Wirklich beruhigen kann die PR-Aktion die Menge nicht. Etwa 100 Leute sind hier, deutlich mehr als noch im Vorjahr. Wie schön wäre es gewesen, sie alle auf der Straße zu sehen. In ihrer Wut beschließen einige, am Samstag einen Flashmob zu machen, ohne Anmeldung, ohne Polizeischutz, mitten in der Stadt. Die Veranstalter*innen versuchen, ihnen die Idee auszureden. Zu gefährlich, und auch überhaupt keine PR sei zu erwarten ohne geladene Presse, dafür jede Menge Prügel. Die Argumente überzeugen sie nicht.
In der Zwischenzeit hat auch Lydia Dietrich die Nachricht vom abgesagten Pride erreicht. Sie ist gerade auf dem Weg zum Flughafen und beschließt, trotzdem zu nach Kyiw zu fliegen. „Die Absage ist bitter, aber vielleicht auch aus Sicherheitsgründen vernünftig. Dennoch werde ich als Vertretung des Oberbürgermeisters in Kyiw sein und unsere Freund*innen in ihrem Kampf für Menschenrechte unterstützen. Die Parade ist abgesagt, das Engagement nicht.“ In Kyiw soll eine Pressekonferenz mit ihr stattfinden; auch mit dem Stadtrat wird die Grünen-Politikerin sprechen.

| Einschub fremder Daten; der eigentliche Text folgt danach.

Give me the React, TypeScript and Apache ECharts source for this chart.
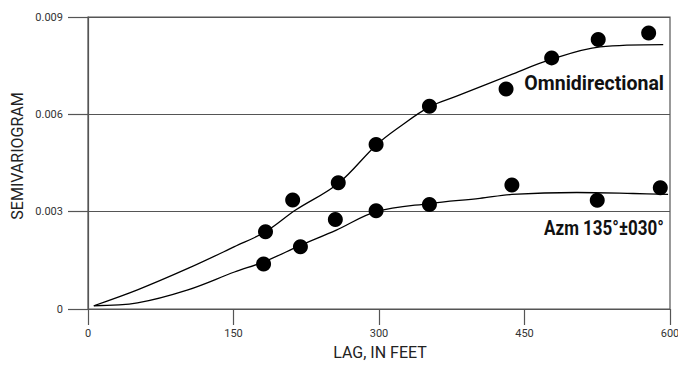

Die Pride Week geht weiter. Am Freitagabend diskutieren Lesben, Schwule und Transgender zur Geschichte der LGBT-Bewegung in der Ukraine. Eine Ausstellung dazu wird in wenigen Tagen auch in München hängen – am Marienplatz, mitten in der Stadt. Dahin wird Kyiw eines Tages hoffentlich auch kommen.